Alternating direction implicit approach for the two-dimensional time fractional nonlinear Klein–Gordon and Sine–Gordon problems

Abstract

The aim of this article is to establish a numerical scheme to achieve the theoretical accuracy near the weak singularity at t=0 in solving the two-dimensional time-fractional nonlinear mixed diffusion-wave equation (TFNMDWE). The governing problem involves diffusion term with time-fractional Caputo derivative (TFCD) of order ν1(0<ν1<1), and wave term with TFCD of order ν2(1<ν2<2). To handle the singularity at t=0, we use linearized L1 method to discretize both the TFCDs on nonuniform time meshes.

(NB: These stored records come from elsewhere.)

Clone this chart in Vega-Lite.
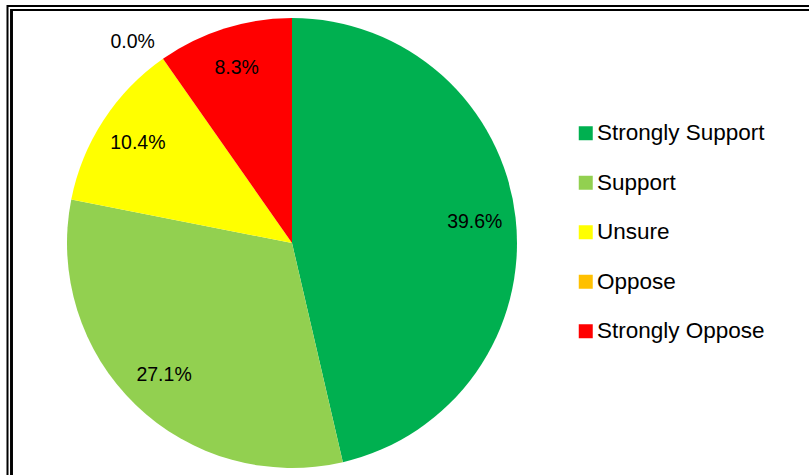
{
  "$schema": "https://vega.github.io/schema/vega-lite/v6.json",
  "autosize": "none",
  "width": 820,
  "height": 490,
  "padding": {"left": 7.5, "top": 6, "right": 0, "bottom": 0},
  "background": "white",
  "config": {
    "view": {"stroke": "black", "strokeWidth": 2},
    "font": "Liberation Sans"
  },
  "data": {
    "values": [
      {"category": "Strongly Support", "value": 39.6, "label": "39.6%", "order": 1},
      {"category": "Support", "value": 27.1, "label": "27.1%", "order": 2},
      {"category": "Unsure", "value": 10.4, "label": "10.4%", "order": 3},
      {"category": "Oppose", "value": 0.0, "label": "0.0%", "order": 4},
      {"category": "Strongly Oppose", "value": 8.3, "label": "8.3%", "order": 5}
    ]
  },
  "layer": [
    {
      "mark": {"type": "rect", "fill": null, "stroke": "black", "strokeWidth": 2},
      "encoding": {
        "x": {"value": 4},
        "x2": {"value": "width"},
        "y": {"value": 4},
        "y2": {"value": "height"}
      }
    },
    {
      "mark": {"type": "arc", "radius": 225, "strokeWidth": 0},
      "encoding": {
        "x": {"value": 284.5},
        "y": {"value": 237},
        "theta": {"field": "value", "type": "quantitative", "stack": true},
        "order": {"field": "order", "type": "quantitative"},
        "color": {
          "field": "category",
          "type": "nominal",
          "scale": {
            "domain": ["Strongly Support", "Support", "Unsure", "Oppose", "Strongly Oppose"],
            "range": ["#00B050", "#92D050", "#FFFF00", "#FFC000", "#FF0000"]
          },
          "legend": {
            "title": null,
            "orient": "none",
            "legendX": 567,
            "legendY": 116,
            "symbolType": "square",
            "symbolSize": 196,
            "symbolStrokeWidth": 0,
            "symbolOpacity": 1,
            "labelFont": "Liberation Sans",
            "labelFontSize": 22.5,
            "labelColor": "black",
            "labelOffset": 0,
            "rowPadding": 26.5,
            "padding": 0,
            "labelLimit": 300
          }
        }
      }
    },
    {
      "mark": {"type": "text", "fontSize": 19.5, "font": "Liberation Sans", "color": "black", "align": "center", "baseline": "middle", "radius": 184},
      "encoding": {
        "x": {"value": 284.5},
        "y": {"value": 237},
        "theta": {"field": "value", "type": "quantitative", "stack": true},
        "order": {"field": "order", "type": "quantitative"},
        "text": {"condition": {"test": "datum.value == 0", "value": ""}, "field": "label", "type": "nominal"}
      }
    },
    {
      "mark": {"type": "text", "fontSize": 19.5, "font": "Liberation Sans", "color": "black", "align": "center", "baseline": "middle", "radius": 257, "dx": -12, "dy": 10},
      "encoding": {
        "x": {"value": 284.5},
        "y": {"value": 237},
        "theta": {"field": "value", "type": "quantitative", "stack": true},
        "order": {"field": "order", "type": "quantitative"},
        "text": {"condition": {"test": "datum.value != 0", "value": ""}, "field": "label", "type": "nominal"}
      }
    }
  ]
}
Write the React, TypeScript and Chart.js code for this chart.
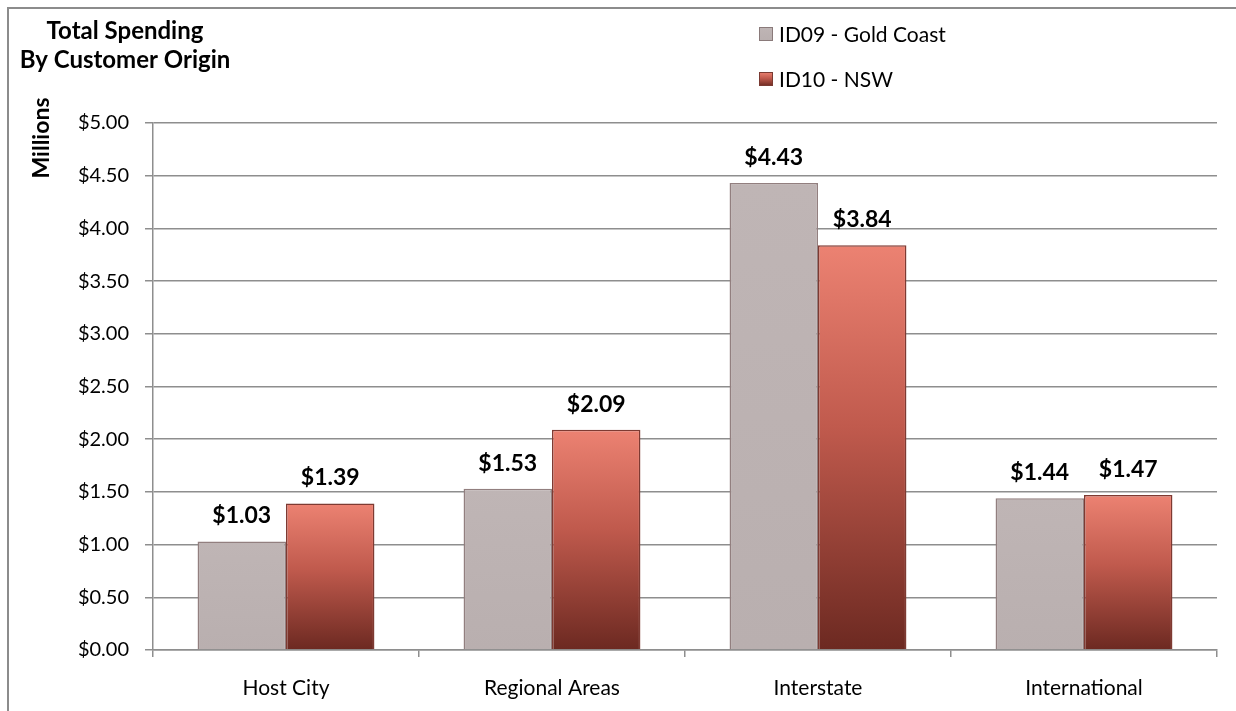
import React, { useEffect, useRef } from "react";
import { Chart, registerables } from "chart.js";

Chart.register(...registerables);

const categories = ["Host City", "Regional Areas", "Interstate", "International"];
const seriesNames = ["ID09 - Gold Coast", "ID10 - NSW"];
const goldCoast = [1.03, 1.53, 4.43, 1.44];
const nsw = [1.39, 2.09, 3.84, 1.47];
const titleLines = ["Total Spending", "By Customer Origin"];
const yAxisTitle = "Millions";
const yMin = 0;
const yMax = 5;
const yStep = 0.5;

const FONT = "Lato, 'Noto Sans', sans-serif";
const GRID = "#8e8e8e";

function redGradient(ctx: CanvasRenderingContext2D, top: number, bottom: number) {
  const g = ctx.createLinearGradient(0, top, 0, bottom);
  g.addColorStop(0, "#ec8272");
  g.addColorStop(0.45, "#c05a4d");
  g.addColorStop(1, "#6c2921");
  return g;
}

function grayGradient(ctx: CanvasRenderingContext2D, top: number, bottom: number) {
  const g = ctx.createLinearGradient(0, top, 0, bottom);
  g.addColorStop(0, "#bfb5b5");
  g.addColorStop(1, "#b9afaf");
  return g;
}

const decorPlugin = {
  id: "decor",
  beforeDraw(chart: any) {
    const { ctx, width, height } = chart;
    ctx.save();
    ctx.fillStyle = "#ffffff";
    ctx.fillRect(0, 0, width, height);
    ctx.strokeStyle = "#8c8c8c";
    ctx.lineWidth = 2;
    ctx.beginPath();
    ctx.moveTo(8, height);
    ctx.lineTo(8, 8);
    ctx.lineTo(width, 8);
    ctx.stroke();
    ctx.restore();
  },
  afterDraw(chart: any) {
    const { ctx } = chart;
    ctx.save();
    // Title
    ctx.fillStyle = "#000";
    ctx.font = `bold 24px ${FONT}`;
    ctx.textAlign = "center";
    ctx.textBaseline = "alphabetic";
    ctx.fillText(titleLines[0], 125, 39);
    ctx.fillText(titleLines[1], 125, 68);
    // Y axis title
    ctx.save();
    ctx.translate(49, 138);
    ctx.rotate(-Math.PI / 2);
    ctx.font = `bold 23px ${FONT}`;
    ctx.textAlign = "center";
    ctx.textBaseline = "alphabetic";
    ctx.fillText(yAxisTitle, 0, 0);
    ctx.restore();
    // Legend
    const legendY = [34, 79];
    chart.data.datasets.forEach((ds: any, i: number) => {
      const y = legendY[i];
      const x = 759;
      const g = i === 0 ? grayGradient(ctx, y - 7, y + 7) : redGradient(ctx, y - 7, y + 7);
      ctx.fillStyle = g;
      ctx.fillRect(x, y - 7, 14, 14);
      ctx.strokeStyle = i === 0 ? "#8a7a7a" : "#7a3a32";
      ctx.lineWidth = 1;
      ctx.strokeRect(x + 0.5, y - 6.5, 13, 13);
      ctx.fillStyle = "#000";
      ctx.font = `21px ${FONT}`;
      ctx.textAlign = "left";
      ctx.textBaseline = "middle";
      ctx.fillText(ds.label, x + 20, y + 1);
    });
    ctx.restore();
  },
  afterDatasetsDraw(chart: any) {
    const { ctx } = chart;
    ctx.save();
    ctx.fillStyle = "#000";
    ctx.font = `bold 23px ${FONT}`;
    ctx.textAlign = "center";
    ctx.textBaseline = "alphabetic";
    chart.data.datasets.forEach((ds: any, di: number) => {
      const meta = chart.getDatasetMeta(di);
      meta.data.forEach((bar: any, i: number) => {
        const v = ds.data[i];
        ctx.fillText("$" + v.toFixed(2), bar.x, bar.y - 18);
      });
    });
    ctx.restore();
  },
};

export default function App() {
  const ref = useRef<HTMLCanvasElement | null>(null);
  useEffect(() => {
    if (!ref.current) return;
    const chart = new Chart(ref.current, {
      type: "bar",
      data: {
        labels: categories,
        datasets: [
          {
            label: seriesNames[0],
            data: goldCoast,
            backgroundColor: (c: any) => {
              const ch = c.chart;
              if (!ch.chartArea || c.dataIndex === undefined) return "#bcb2b2";
              const ys = ch.scales.y;
              const v = goldCoast[c.dataIndex];
              return grayGradient(ch.ctx, ys.getPixelForValue(v), ys.getPixelForValue(0));
            },
            borderColor: "#927f7f",
            borderWidth: 1.5,
          },
          {
            label: seriesNames[1],
            data: nsw,
            backgroundColor: (c: any) => {
              const ch = c.chart;
              if (!ch.chartArea || c.dataIndex === undefined) return "#c05a4d";
              const ys = ch.scales.y;
              const v = nsw[c.dataIndex];
              return redGradient(ch.ctx, ys.getPixelForValue(v), ys.getPixelForValue(0));
            },
            borderColor: "#7e3a32",
            borderWidth: 1.5,
          },
        ],
      },
      options: {
        animation: false,
        responsive: true,
        maintainAspectRatio: false,
        layout: { padding: { top: 123, right: 19, left: 0, bottom: 0 } },
        plugins: {
          legend: { display: false },
          title: { display: false },
          tooltip: { enabled: false },
        },
        datasets: {
          bar: { categoryPercentage: 0.665, barPercentage: 1.0 },
        },
        scales: {
          x: {
            grid: {
              display: true,
              drawOnChartArea: false,
              drawTicks: true,
              tickLength: 7,
              color: GRID,
              lineWidth: 1.5,
              offset: true,
            },
            border: { display: true, color: GRID, width: 1.5 },
            ticks: {
              color: "#000",
              font: { family: FONT, size: 21 },
              padding: 19,
            },
            afterFit: (s: any) => {
              s.height = 61;
            },
          },
          y: {
            min: yMin,
            max: yMax,
            ticks: {
              stepSize: yStep,
              color: "#000",
              font: { family: FONT, size: 20 },
              padding: 16,
              callback: (v: any) => "$" + Number(v).toFixed(2),
            },
            grid: {
              color: GRID,
              lineWidth: 1.5,
              drawTicks: true,
              tickLength: 8,
            },
            border: { display: true, color: GRID, width: 1.5 },
            afterFit: (s: any) => {
              s.width = 153;
            },
          },
        },
      },
      plugins: [decorPlugin],
    });
    return () => chart.destroy();
  }, []);
  return (
    <div style={{ position: "fixed", left: 0, top: 0, width: 1236, height: 711 }}>
      <canvas ref={ref} />
    </div>
  );
}
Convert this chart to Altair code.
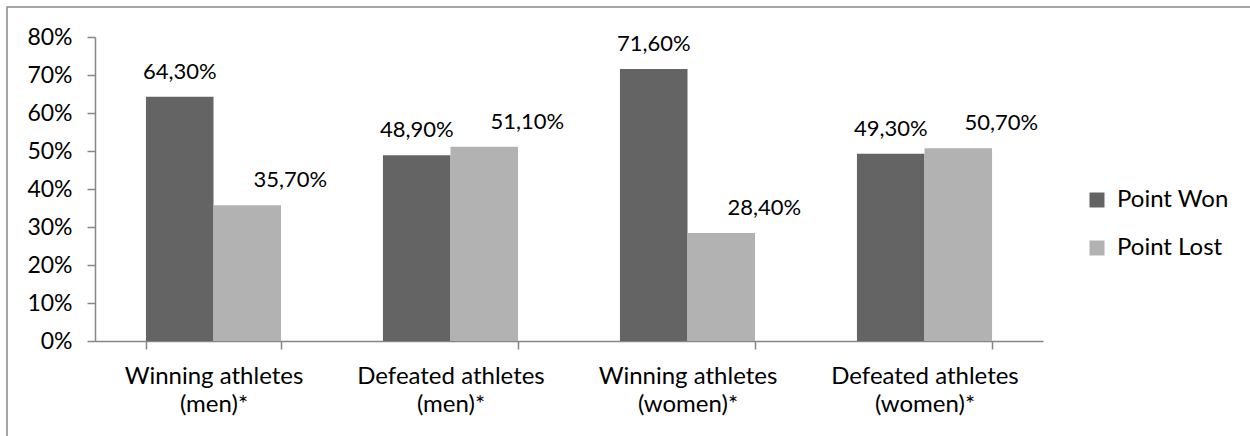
import altair as alt
import pandas as pd

categories = [
    "Winning athletes|(men)*",
    "Defeated athletes|(men)*",
    "Winning athletes|(women)*",
    "Defeated athletes|(women)*",
]
series = ["Point Won", "Point Lost"]
won = [0.643, 0.489, 0.716, 0.493]
lost = [0.357, 0.511, 0.284, 0.507]
colors = ["#646464", "#b2b2b2"]
y_ticks = [0, 0.1, 0.2, 0.3, 0.4, 0.5, 0.6, 0.7, 0.8]

rows = []
for c, w, l in zip(categories, won, lost):
    rows.append({"group": c, "series": series[0], "value": w})
    rows.append({"group": c, "series": series[1], "value": l})
df = pd.DataFrame(rows)

FONT = "Lato"
AXIS_GRAY = "#868686"

x_enc = alt.X(
    "group:N",
    sort=categories,
    scale=alt.Scale(paddingInner=0.43, paddingOuter=0.215),
    axis=alt.Axis(
        title=None,
        labelAngle=0,
        labelExpr="split(datum.label, '|')",
        tickBand="extent",
        labelPadding=15,
        labelLineHeight=28,
        labelFontSize=24,
        labelLimit=0,
    ),
)
y_axis = alt.Axis(
    title=None,
    values=y_ticks,
    format=".0%",
    grid=False,
    labelPadding=15,
    labelOverlap=False,
    labelFontSize=23,
)
y_scale = alt.Scale(domain=[0, 0.8], nice=False)

base = alt.Chart(df).encode(
    x=x_enc,
    xOffset=alt.XOffset("series:N", sort=series, scale=alt.Scale(paddingInner=0, paddingOuter=0)),
)

bars = base.mark_bar().encode(
    y=alt.Y("value:Q", scale=y_scale, axis=y_axis),
    color=alt.Color(
        "series:N",
        sort=series,
        scale=alt.Scale(domain=series, range=colors),
        legend=alt.Legend(
            title=None,
            orient="none",
            legendX=990,
            legendY=151,
            symbolType="square",
            symbolSize=225,
            symbolStrokeWidth=0,
            labelFont=FONT,
            labelFontSize=24,
            labelColor="#000000",
            rowPadding=24,
            labelOffset=8,
        ),
    ),
)


def value_labels(name, dx):
    return base.mark_text(
        baseline="alphabetic", dy=-18, dx=dx, font=FONT, fontSize=22, color="#000000"
    ).transform_filter(
        alt.datum.series == name
    ).transform_calculate(
        lbl="replace(format(datum.value, '.2%'), '.', ',')"
    ).encode(
        y=alt.Y("value:Q", scale=y_scale, axis=y_axis),
        text="lbl:N",
    )


labels_won = value_labels(series[0], 0)
labels_lost = value_labels(series[1], 43)

border = alt.Chart(alt.Data(values=[{}])).mark_rect(
    fillOpacity=0, stroke="#898989", strokeWidth=1.5
).encode(
    x=alt.value(-88), x2=alt.value(1200), y=alt.value(-30), y2=alt.value(420)
)

chart = alt.layer(border, bars, labels_won, labels_lost).properties(
    width=948,
    height=304,
    autosize="none",
    padding={"left": 95, "top": 37, "right": 207, "bottom": 95},
).configure_view(stroke=None).configure_axis(
    domainColor=AXIS_GRAY,
    tickColor=AXIS_GRAY,
    domainWidth=1.5,
    tickWidth=1.5,
    tickSize=8,
    labelFont=FONT,
    labelColor="#000000",
)

chart.save("out.html", embed_options={"renderer": "svg", "actions": False})
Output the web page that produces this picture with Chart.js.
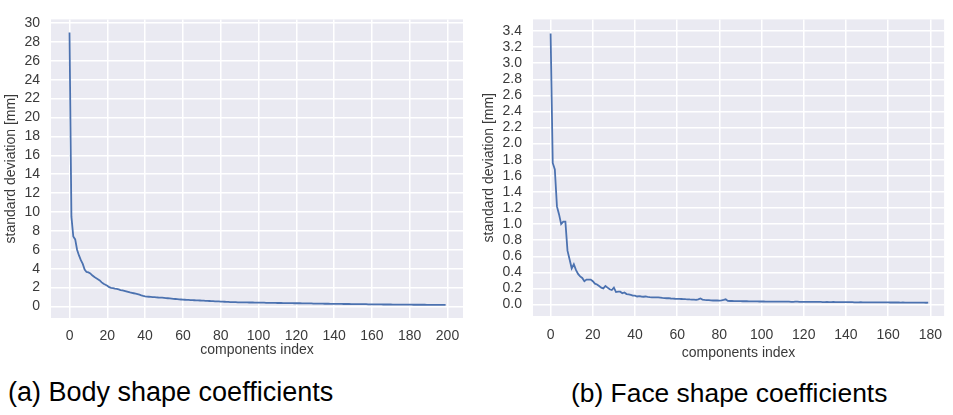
<!DOCTYPE html>
<html>
<head>
<meta charset="utf-8">
<script src="https://cdn.jsdelivr.net/npm/chart.js@4.4.1/dist/chart.umd.min.js"></script>
<style>
  body { margin: 0; background: #fff; width: 953px; height: 415px; overflow: hidden; position: relative; font-family: "Liberation Sans", Arial, sans-serif; }
  canvas { position: absolute; top: 0; }
  #bodyChart { left: 0; }
  #faceChart { left: 477px; }
  .caption { position: absolute; top: 377px; font-size: 27px; color: #000; white-space: nowrap; }
</style>
</head>
<body>
<canvas id="bodyChart" width="470" height="359"></canvas>
<canvas id="faceChart" width="476" height="362"></canvas>
<div class="caption" style="left:8px">(a) Body shape coefficients</div>
<div class="caption" style="left:571px; font-size:26.4px; top:377.5px">(b) Face shape coefficients</div>
<script>
// standard deviation per component (index = component)
const bodyStd = [
    29.0, 9.5, 7.4, 7.1, 6.0, 5.4, 4.9, 4.5, 3.9, 3.65,
    3.6, 3.5, 3.3, 3.15, 3.0, 2.88, 2.75, 2.55, 2.4, 2.3,
    2.2, 2.05, 1.98, 1.94, 1.89, 1.85, 1.80, 1.74, 1.70, 1.66,
    1.60, 1.54, 1.48, 1.44, 1.40, 1.36, 1.31, 1.25, 1.18, 1.12,
    1.07, 1.05, 1.03, 1.01, 0.99, 0.98, 0.97, 0.95, 0.94, 0.93,
    0.91, 0.89, 0.87, 0.85, 0.83, 0.81, 0.79, 0.77, 0.75, 0.74,
    0.72, 0.71, 0.70, 0.69, 0.68, 0.67, 0.66, 0.65, 0.64, 0.63,
    0.62, 0.61, 0.60, 0.59, 0.58, 0.57, 0.56, 0.55, 0.54, 0.53,
    0.52, 0.51, 0.50, 0.49, 0.48, 0.47, 0.46, 0.45, 0.45, 0.44,
    0.44, 0.44, 0.43, 0.43, 0.43, 0.42, 0.42, 0.42, 0.41, 0.41,
    0.41, 0.40, 0.40, 0.40, 0.39, 0.39, 0.39, 0.38, 0.38, 0.38,
    0.37, 0.37, 0.37, 0.36, 0.36, 0.36, 0.35, 0.35, 0.35, 0.34,
    0.34, 0.34, 0.34, 0.33, 0.33, 0.33, 0.32, 0.32, 0.32, 0.31,
    0.31, 0.31, 0.30, 0.30, 0.30, 0.29, 0.29, 0.29, 0.28, 0.28,
    0.28, 0.27, 0.27, 0.27, 0.27, 0.26, 0.26, 0.26, 0.26, 0.25,
    0.25, 0.25, 0.25, 0.24, 0.24, 0.24, 0.24, 0.24, 0.23, 0.23,
    0.23, 0.23, 0.22, 0.22, 0.22, 0.22, 0.21, 0.21, 0.21, 0.21,
    0.21, 0.20, 0.20, 0.20, 0.20, 0.20, 0.19, 0.19, 0.19, 0.19,
    0.19, 0.19, 0.18, 0.18, 0.18, 0.18, 0.18, 0.18, 0.18, 0.17,
    0.17, 0.17, 0.17, 0.17, 0.17, 0.17, 0.16, 0.16, 0.16, 0.16
];

const faceStd = [
    3.37, 1.76, 1.68, 1.22, 1.12, 1.00, 1.03, 1.03, 0.67, 0.56,
    0.45, 0.50, 0.43, 0.38, 0.35, 0.33, 0.29, 0.31, 0.31, 0.31,
    0.29, 0.26, 0.25, 0.23, 0.21, 0.20, 0.23, 0.21, 0.19, 0.18,
    0.21, 0.155, 0.16, 0.16, 0.14, 0.15, 0.13, 0.125, 0.12, 0.11,
    0.11, 0.10, 0.105, 0.10, 0.097, 0.10, 0.095, 0.092, 0.09, 0.089,
    0.088, 0.09, 0.087, 0.082, 0.08, 0.078, 0.079, 0.075, 0.074, 0.072,
    0.071, 0.07, 0.069, 0.068, 0.066, 0.065, 0.063, 0.062, 0.06, 0.058,
    0.065, 0.075, 0.062, 0.058, 0.056, 0.055, 0.052, 0.05, 0.051, 0.05,
    0.049, 0.052, 0.058, 0.065, 0.045, 0.044, 0.044, 0.043, 0.043, 0.042,
    0.042, 0.041, 0.041, 0.041, 0.040, 0.040, 0.040, 0.039, 0.039, 0.038,
    0.038, 0.038, 0.037, 0.037, 0.037, 0.036, 0.036, 0.036, 0.036, 0.035,
    0.035, 0.035, 0.036, 0.035, 0.034, 0.034, 0.035, 0.035, 0.034, 0.034,
    0.034, 0.033, 0.034, 0.033, 0.033, 0.032, 0.032, 0.033, 0.032, 0.031,
    0.031, 0.032, 0.031, 0.031, 0.033, 0.031, 0.030, 0.030, 0.030, 0.030,
    0.029, 0.029, 0.030, 0.029, 0.028, 0.028, 0.028, 0.029, 0.028, 0.027,
    0.027, 0.028, 0.027, 0.027, 0.027, 0.026, 0.026, 0.027, 0.026, 0.026,
    0.026, 0.025, 0.025, 0.026, 0.025, 0.025, 0.024, 0.025, 0.024, 0.024,
    0.024, 0.024, 0.023, 0.024, 0.023, 0.023, 0.023, 0.023, 0.022, 0.023
];

// tick labels
const bodyXTicks = [0, 20, 40, 60, 80, 100, 120, 140, 160, 180, 200];
const bodyYTicks = [0, 2, 4, 6, 8, 10, 12, 14, 16, 18, 20, 22, 24, 26, 28, 30];
const faceXTicks = [0, 20, 40, 60, 80, 100, 120, 140, 160, 180];
const faceYTicks = [0.0, 0.2, 0.4, 0.6, 0.8, 1.0, 1.2, 1.4, 1.6, 1.8, 2.0, 2.2, 2.4, 2.6, 2.8, 3.0, 3.2, 3.4];

const xTitle = 'components index';
const yTitle = 'standard deviation [mm]';

// seaborn darkgrid look: grey plot area behind white grid
const plotBackground = {
    id: 'plotBackground',
    beforeDraw(chart) {
        const a = chart.chartArea;
        chart.ctx.save();
        chart.ctx.fillStyle = '#EAEAF2';
        chart.ctx.fillRect(a.left, a.top, a.right - a.left, a.bottom - a.top);
        chart.ctx.restore();
    }
};

Chart.defaults.font.family = '"Liberation Sans", Arial, sans-serif';
Chart.defaults.color = '#3a3a3a';

function makeChart(canvasId, values, xTicks, yTicks, opts) {
    const points = values.map((v, i) => ({ x: i, y: v }));
    return new Chart(document.getElementById(canvasId), {
        type: 'line',
        data: {
            datasets: [{
                data: points,
                borderColor: '#4C72B0',
                borderWidth: 1.8,
                pointRadius: 0,
                tension: 0,
                fill: false
            }]
        },
        options: {
            responsive: false,
            animation: false,
            layout: { padding: opts.padding },
            plugins: { legend: { display: false }, tooltip: { enabled: false } },
            scales: {
                x: {
                    type: 'linear',
                    min: opts.xMin,
                    max: opts.xMax,
                    afterBuildTicks: axis => { axis.ticks = xTicks.map(v => ({ value: v })); },
                    afterFit: axis => { axis.height = opts.xHeight; },
                    grid: { color: '#ffffff', lineWidth: 1.5, drawTicks: false },
                    border: { display: false },
                    ticks: { font: { size: 14 }, padding: opts.xPad, maxRotation: 0, autoSkip: false },
                    title: { display: true, text: xTitle, font: { size: 14 }, padding: { top: 0, bottom: 0 } }
                },
                y: {
                    type: 'linear',
                    min: opts.yMin,
                    max: opts.yMax,
                    afterBuildTicks: axis => { axis.ticks = yTicks.map(v => ({ value: v })); },
                    afterFit: axis => { axis.width = opts.yWidth; },
                    grid: { color: '#ffffff', lineWidth: 1.5, drawTicks: false },
                    border: { display: false },
                    ticks: {
                        font: { size: 14 },
                        padding: 11,
                        autoSkip: false,
                        callback: v => opts.decimals ? v.toFixed(opts.decimals) : String(v)
                    },
                    title: { display: true, text: yTitle, font: { size: 14 }, padding: { top: opts.yTitlePad, bottom: 0 } }
                }
            }
        },
        plugins: [plotBackground]
    });
}

makeChart('bodyChart', bodyStd, bodyXTicks, bodyYTicks, {
    padding: { top: 10, right: 7, left: 0, bottom: 0 },
    xMin: -9.8, xMax: 208.2, yMin: -1.22, yMax: 30.38,
    xHeight: 41, yWidth: 51, xPad: 10, yTitlePad: 3, decimals: 0
});

makeChart('faceChart', faceStd, faceXTicks, faceYTicks, {
    padding: { top: 1, right: 0, left: 0, bottom: 0 },
    xMin: -8.35, xMax: 186.54, yMin: -0.1425, yMax: 3.544,
    xHeight: 46, yWidth: 56, xPad: 11, yTitlePad: 4, decimals: 1
});
</script>
</body>
</html>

By using the nonuniform L1 method to approximate TFCD and central difference operator for the space derivative approximation, the considered problem is converted to an equivalent system of equations. Then, we use the Alternating Direction Implicit (ADI) approach to develop a numerical scheme for solving the resulting system of coupled equations. Further, we prove stability analysis of the scheme. Numerical examples are given for one-dimensional (1D) and two-dimensional (2D) TFNMDWEs with smooth and non-smooth exact solutions to describe the accuracy of numerical scheme. The illustrated examples confirm that the scheme has second-order accuracy in space, and order of convergence (OC) in time direction is min(2−ν1,3−ν2,γν1,γ(ν2−1)), where γ is the mesh grading parameter used in construction of the nonuniform meshes. The corresponding absolute error is plotted to see the advantage of nonuniform time meshes at the initial singularity t=0.